Ruby, who has played in the minor leagues but is reportedly taking June off, trashed the players in an interview with USA TODAY Sports, claiming their actions make other gay people feel like “second-class citizens” and are using Jesus to shield their homophobia.
“It always baffles me when guys use Jesus as their excuse to discriminate,” Ruby told the news outlet. “Like, wasn’t Jesus the guy who preached ‘Love Thy Neighbor.'”
“This isn’t about religion,” he continued. “This is about being a good teammate. When guys go out of their way to make a point of opposing Pride Night, they’re sending a clear message that people like me just aren’t welcome in baseball. It’s a reminder that even on the one night we get to be proud of ourselves at the ballpark, we are still second-class citizens. It’s as simple as that.”
Rays pitcher Jason Adam recently told the Tampa Bay Times he refused to wear the rainbow-colored logo after making a “faith-based decision.”
“It’s a hard decision,” the pitcher said. “Because ultimately we all said what we want is them to know that all are welcome and loved here. But when we put it on our bodies, I think a lot of guys decided that it’s just a lifestyle that maybe — not that they look down on anybody or think differently — it’s just that maybe we don’t want to encourage it if we believe in Jesus, who’s encouraged us to live a lifestyle that would abstain from that behavior, just like (Jesus) encourages me as a heterosexual male to abstain from sex outside of the confines of marriage. It’s no different.”
Ruby continued to fume about players’ personal decisions.
“It sends a very clear message, and that message is: LGBTQ people are not welcome here,” he claimed. “A lot of guys just don’t get that they’ve always had, and will continue to have, gay teammates. Such antiquated language and behavior actively hurts the team. It’s hard enough to be gay in baseball.”
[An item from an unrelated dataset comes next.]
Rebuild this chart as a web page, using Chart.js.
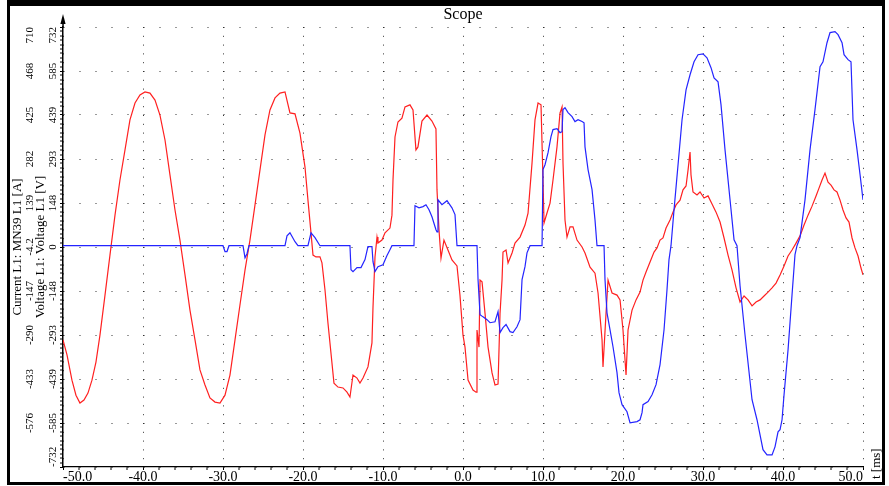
<!DOCTYPE html>
<html>
<head>
<meta charset="utf-8">
<title>Scope</title>
<script src="https://cdn.jsdelivr.net/npm/chart.js@4.4.1/dist/chart.umd.min.js"></script>
<style>
  html, body { margin: 0; padding: 0; background: #fff; }
  #wrap { position: relative; width: 889px; height: 486px; }
</style>
</head>
<body>
<div id="wrap"><canvas id="scope" width="889" height="486"></canvas></div>
<script>
// ---- Sampled traces (time in ms) ----
const voltageTimes = [
  -50, -49.5, -48.88, -48.38, -47.88, -47.38, -46.88, -46.38, -45.88, -45.38,
  -44.75, -44.13, -43.5, -42.88, -42.25, -41.63, -41, -40.38, -39.75, -39.13,
  -38.5, -37.88, -37.25, -36.63, -36, -35.38, -34.75, -34.13, -33.5, -32.88,
  -32.25, -31.63, -31, -30.38, -29.75, -29.13, -28.5, -27.88, -27.25, -26.63,
  -26, -25.38, -24.75, -24.13, -23.5, -22.88, -22.25, -21.63, -21, -20.38,
  -19.75, -19.38, -19, -18.75, -18.38, -17.88, -17.63, -17.25, -16.88, -16.38,
  -16.13, -15.63, -15, -14.5, -14.13, -13.75, -13.25, -12.88, -12.5, -11.88,
  -11.38, -11.25, -11, -10.75, -10.63, -10.13, -9.75, -9.13, -8.88, -8.75,
  -8.5, -8.13, -7.63, -7.25, -6.63, -6.25, -5.88, -5.63, -5.13, -4.5,
  -3.88, -3.38, -3.25, -3, -2.75, -2.38, -1.88, -1.38, -0.75, -0.38,
  0, 0.25, 0.63, 1.25, 1.63, 1.75, 2, 2.13, 2.38, 2.75,
  3.13, 3.63, 4, 4.38, 4.63, 4.88, 5, 5.38, 5.63, 6.13,
  6.5, 7.13, 7.75, 8.13, 8.63, 9, 9.38, 9.75, 10, 10.13,
  10.5, 10.88, 11.25, 11.75, 12.13, 12.38, 12.5, 12.75, 13, 13.38,
  13.75, 14.25, 14.88, 15.25, 15.88, 16.5, 16.88, 17.38, 17.5, 17.88,
  18.13, 18.63, 19.25, 19.63, 20, 20.38,
  20.63, 21.13, 21.63, 22.13, 22.5, 22.88, 23.38, 23.88, 24.25, 24.63,
  25, 25.38, 25.88, 26.25, 26.63, 27.13, 27.5, 27.88, 28.13, 28.38,
  28.5, 28.75, 29.25, 29.63, 30.13, 30.63, 31.13, 31.63, 32.13, 32.63,
  33.13, 33.63, 34.13, 34.63, 35.13, 35.63, 36.13, 36.63, 37.13, 37.63,
  38.13, 38.63, 39.13, 39.63, 40.13, 40.63, 41.13, 41.63, 42.13, 42.63,
  43.13, 43.63, 44.13, 44.5, 44.88, 45.25, 45.63, 46, 46.38, 46.75,
  47.13, 47.5, 47.88, 48.25, 48.63, 49, 49.38, 49.75, 50
];
const voltageValues = [
  -309, -359, -443, -493, -519, -509, -486, -443, -383, -293,
  -160, -27, 106, 223, 323, 423, 479, 506, 516, 512,
  489, 439, 356, 240, 123, 23, -93, -210, -309, -409,
  -459, -502, -516, -519, -493, -426, -309, -193, -77, 23,
  140, 256, 373, 456, 496, 512, 516, 446, 443, 379,
  266, 156, 47, -27, -33, -33, -53, -143, -253, -386,
  -453, -466, -469, -483, -499, -426, -436, -453, -436, -399,
  -319, -200, -33, 33, 13, 23, 47, 63, 106, 223,
  366, 416, 429, 466, 473, 456, 323, 333, 419, 439,
  419, 393, 190, 57, -37, 23, -10, -43, -63, -160,
  -293, -333, -443, -476, -483, -276, -333, -110, -116, -220,
  -333, -419, -459, -456, -220, -110, -17, -10, -53, -20,
  13, 33, 73, 113, 280, 423, 479, 473, 223, 80,
  113, 146, 223, 333, 446, 466, 280, 90, 33, 67,
  67, 23, 0, -20, -67, -87, -153, -309, -399, -220,
  -110, -153, -160, -176, -276, -426,
  -276, -210, -176, -150, -110, -83, -50, -17, -3, 23,
  30, 63, 90, 116, 140, 156, 190, 203, 256, 316,
  240, 183, 173, 183, 163, 170, 143, 116, 83, 30,
  -27, -77, -136, -183, -163, -176, -196, -183, -176, -163,
  -150, -136, -120, -93, -63, -30, -10, 13, 37, 73,
  106, 136, 170, 196, 223, 246, 216, 206, 190, 183,
  156, 123, 97, 83, 30, -3, -30, -70, -93
];

const currentTimes = [
  -50, -30, -29.75, -29.5, -29.25, -27.5, -27.25, -27, -26.75, -22.25,
  -22, -21.63, -21, -20.63, -19.38, -19, -18.5, -17.88, -14.13, -14,
  -13.75, -13.25, -12.75, -12.25, -11.88, -11.38, -11.25, -11, -10.63, -10,
  -9.5, -9.13, -8.88, -6.13, -6, -5.5, -5, -4.63, -4.25, -3.88,
  -3.38, -3.25, -3.13, -2.63, -2, -1.38, -1, -0.75, 1.75, 1.88,
  2.13, 2.5, 3, 3.38, 4, 4.38, 4.63, 5, 5.38, 5.88,
  6.25, 6.75, 7.13, 7.38, 7.75, 8, 8.38, 9.88, 10, 10.25,
  10.63, 11, 11.25, 11.75, 12.13, 12.38, 12.5, 12.75, 13.13, 13.63,
  14, 14.38, 14.88, 15.13, 15.25, 15.63, 16.13, 16.5, 16.75, 17.63,
  17.75, 18, 18.38, 18.75, 19.25, 19.5, 19.88, 20.5, 20.88, 21.75,
  22.13, 22.38, 22.5, 23.13, 23.63, 24.13, 24.63, 25.13, 25.5, 25.75,
  26, 26.38, 26.88, 27.38, 27.88, 28.38, 28.88, 29.38, 30, 30.5,
  31, 31.38, 31.88, 32.25, 32.75, 33.38, 33.88, 34.25, 34.63, 35.25,
  36.13, 36.75, 37.5, 38, 38.63, 39, 39.38, 39.63, 39.88, 40.13,
  40.63, 41.13, 41.5, 41.75, 42.13, 42.75, 43.38, 44, 44.63, 45,
  45.5, 45.88, 46.5, 46.88, 47.38, 47.63, 48.13, 48.5, 48.75, 49.25,
  49.63, 50
];
const currentValues = [
  0, 0, -19, -19, 0, 0, -39, -26, 0, 0,
  32, 42, 13, 0, 0, 42, 26, 0, 0, -78,
  -84, -71, -71, -45, -3, -3, -52, -84, -68, -62,
  -32, -13, 0, 0, 130, 123, 127, 133, 117, 94,
  52, 45, 149, 133, 146, 123, 101, 0, 0, -110,
  -224, -231, -240, -250, -247, -214, -282, -266, -256, -279,
  -282, -263, -240, -110, -68, -23, 0, 0, 247, 263,
  302, 354, 377, 380, 367, 370, 442, 448, 432, 419,
  403, 409, 403, 399, 321, 247, 182, 84, 0, 0,
  -110, -218, -273, -328, -412, -477, -516, -539, -575, -571,
  -565, -542, -516, -506, -484, -451, -386, -273, -143, -45,
  0, 117, 263, 409, 506, 555, 597, 620, 623, 610,
  578, 545, 532, 458, 312, 149, 19, 0, -130, -289,
  -500, -565, -662, -679, -679, -653, -604, -597, -565, -484,
  -338, -159, -29, 0, 26, 149, 312, 442, 581, 597,
  659, 692, 695, 685, 659, 620, 604, 597, 409, 312,
  231, 149
];

// ---- Axis ticks ----
const xTickValues = [-50, -40, -30, -20, -10, 0, 10, 20, 30, 40, 50];
const xTickLabels = ['-50.0', '-40.0', '-30.0', '-20.0', '-10.0', '0.0', '10.0', '20.0', '30.0', '40.0', '50.0'];

// voltage axis, bottom to top
const voltTickValues = [-732, -585.6, -439.2, -292.8, -146.4, 0, 146.4, 292.8, 439.2, 585.6, 732];
const voltTickLabels = ['-732', '-585', '-439', '-293', '-148', '0', '148', '293', '439', '585', '732'];

// current axis, bottom to top (sits on the same grid rows as the voltage ticks)
const currTickValues = [-575.6, -432.7, -289.9, -147.0, -4.2, 138.6, 281.5, 424.3, 567.2, 710];
const currTickLabels = ['-576', '-433', '-290', '-147', '-4.2', '139', '282', '425', '468', '710'];

const SERIF = "'Liberation Serif', 'Times New Roman', serif";
const DOT = '#333';

// Pin the first/last vertical tick labels inside the plot height
const edgeLabels = {
  id: 'edgeLabels',
  beforeDraw(chart) {
    const patch = (scale, fixFirst) => {
      const items = scale.getLabelItems(chart.chartArea);
      if (!items.length) return;
      if (fixFirst) items[0].options.textAlign = 'left';
      items[items.length - 1].options.textAlign = 'right';
    };
    patch(chart.scales.yV, true);
    patch(chart.scales.yI, false);
  }
};

// Window frame, axis arrow and time-unit label
const decorations = {
  id: 'decorations',
  afterDraw(chart) {
    const { ctx, chartArea: a } = chart;
    ctx.save();
    // y axis arrow
    ctx.strokeStyle = '#000';
    ctx.lineWidth = 1.5;
    ctx.beginPath();
    ctx.moveTo(a.left, a.top);
    ctx.lineTo(a.left, a.top - 8);
    ctx.stroke();
    ctx.fillStyle = '#000';
    ctx.beginPath();
    ctx.moveTo(a.left, a.top - 13);
    ctx.lineTo(a.left - 2.6, a.top - 3);
    ctx.lineTo(a.left + 2.6, a.top - 3);
    ctx.closePath();
    ctx.fill();
    // time unit
    ctx.translate(a.right + 14, a.bottom + 12);
    ctx.rotate(-Math.PI / 2);
    ctx.font = '13px ' + SERIF;
    ctx.textAlign = 'left';
    ctx.textBaseline = 'middle';
    ctx.fillText('t [ms]', 0, 0);
    ctx.restore();
    // frame
    ctx.save();
    ctx.fillStyle = '#000';
    ctx.fillRect(7, 0, 878, 6);
    ctx.fillRect(7, 0, 3, 485);
    ctx.fillRect(882, 0, 3, 485);
    ctx.fillRect(7, 482, 878, 3);
    ctx.restore();
  }
};

new Chart(document.getElementById('scope'), {
  type: 'line',
  data: {
    datasets: [
      {
        label: 'Current L1: MN39 L1 [A]',
        data: currentTimes.map((t, i) => ({ x: t, y: currentValues[i] })),
        yAxisID: 'yI',
        borderColor: '#2424ff',
        borderWidth: 1.2,
        pointRadius: 0,
        tension: 0
      },
      {
        label: 'Voltage L1: Voltage L1 [V]',
        data: voltageTimes.map((t, i) => ({ x: t, y: voltageValues[i] })),
        yAxisID: 'yV',
        borderColor: '#ff2020',
        borderWidth: 1.2,
        pointRadius: 0,
        tension: 0
      }
    ]
  },
  options: {
    responsive: false,
    animation: false,
    events: [],
    layout: { padding: { left: 11.5, right: 26, top: 5, bottom: 0 } },
    plugins: {
      legend: { display: false },
      tooltip: { enabled: false },
      title: {
        display: true,
        text: 'Scope',
        fullSize: false,
        color: '#000',
        font: { family: SERIF, size: 16, weight: 'normal', lineHeight: 1.25 },
        padding: { top: 0, bottom: 2 }
      }
    },
    scales: {
      x: {
        type: 'linear',
        position: 'bottom',
        min: -50,
        max: 50,
        afterBuildTicks: s => {
          const t = [];
          for (let v = -50; v <= 50; v += 2) t.push({ value: v });
          s.ticks = t;
        },
        afterFit: s => { s.height = 19; },
        ticks: {
          autoSkip: false,
          align: 'inner',
          minRotation: 0,
          maxRotation: 0,
          padding: -1,
          color: '#000',
          font: { family: SERIF, size: 14 },
          callback: v => {
            const i = xTickValues.indexOf(v);
            return i >= 0 ? xTickLabels[i] : '';
          }
        },
        grid: {
          color: DOT,
          lineWidth: c => (c.tick && c.tick.value % 10 === 0) ? 1 : 0,
          tickColor: '#000',
          tickWidth: 1,
          tickLength: 3
        },
        border: { display: true, color: '#000', width: 1.2, dash: [1, 7.8] }
      },
      yV: {
        type: 'linear',
        position: 'left',
        weight: 1,
        min: -732,
        max: 732,
        afterBuildTicks: s => {
          const t = [];
          for (let k = 0; k < voltTickValues.length - 1; k++) {
            const a = voltTickValues[k], b = voltTickValues[k + 1];
            for (let m = 0; m < 10; m++) t.push({ value: a + (b - a) * m / 10 });
          }
          t.push({ value: voltTickValues[voltTickValues.length - 1] });
          s.ticks = t;
        },
        afterFit: s => { s.width = 29; },
        ticks: {
          autoSkip: false,
          minRotation: 90,
          maxRotation: 90,
          crossAlign: 'center',
          padding: -3,
          color: '#000',
          font: { family: SERIF, size: 11 },
          callback: (v, i) => (i % 10 === 0 ? voltTickLabels[i / 10] : '')
        },
        grid: {
          color: DOT,
          lineWidth: c => (c.index % 10 === 0) ? 1 : 0,
          tickColor: '#000',
          tickWidth: 1,
          tickLength: 3
        },
        border: { display: true, color: '#000', width: 1.5, dash: [1, 15] },
        title: {
          display: true,
          text: 'Voltage L1: Voltage L1 [V]',
          color: '#000',
          font: { family: SERIF, size: 13, lineHeight: 1 },
          padding: 0
        }
      },
      yI: {
        type: 'linear',
        position: 'left',
        weight: 2,
        min: -718.4,
        max: 710,
        afterBuildTicks: s => { s.ticks = currTickValues.map(v => ({ value: v })); },
        afterFit: s => { s.width = 22.5; },
        ticks: {
          autoSkip: false,
          minRotation: 90,
          maxRotation: 90,
          crossAlign: 'center',
          padding: -6,
          color: '#000',
          font: { family: SERIF, size: 11 },
          callback: (v, i) => currTickLabels[i]
        },
        grid: { display: false, drawTicks: false },
        border: { display: false },
        title: {
          display: true,
          text: 'Current L1: MN39 L1 [A]',
          color: '#000',
          font: { family: SERIF, size: 13, lineHeight: 1 },
          padding: 0
        }
      }
    }
  },
  plugins: [edgeLabels, decorations]
});
</script>
</body>
</html>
“I can’t help but notice that for the 146th consecutive year, there are zero openly gay players in Major League Baseball,” Ruby added. “And when your own teammates could publicly gesture that you don’t belong there, it’s damn near impossible to succeed in the sport.”
The athlete also took a swing at Rays management for suggesting no divide was brewing on the team.
“I wonder if Rays management would parrot their completely bogus message of supporting ‘diversity and inclusivity’ in the organization if Rays players flat out refused to wear number 42 on Jackie Robinson day,” Ruby said. “Don’t get me wrong, Pride Nights are great for the fan base and surrounding community, but they do very little to address the situation in the locker room.”
“When your teammates go out of their way to indicate they don’t accept you, it can be absolutely crushing, and obviously pretty damn hard to suit up and play well,” he continued. “What does it say to all the young minor leaguers dreaming of one day getting a shot in the big leagues? That once you get there, you can live your dream but only at the cost of hiding your authentic self from the world? It’s both sad and infuriating to know most other guys like me are relegated to walking on eggshells in the shadows of a culture still eerily reminiscent of the ‘Don’t ask, don’t tell’ world we supposedly moved on from over a decade ago.”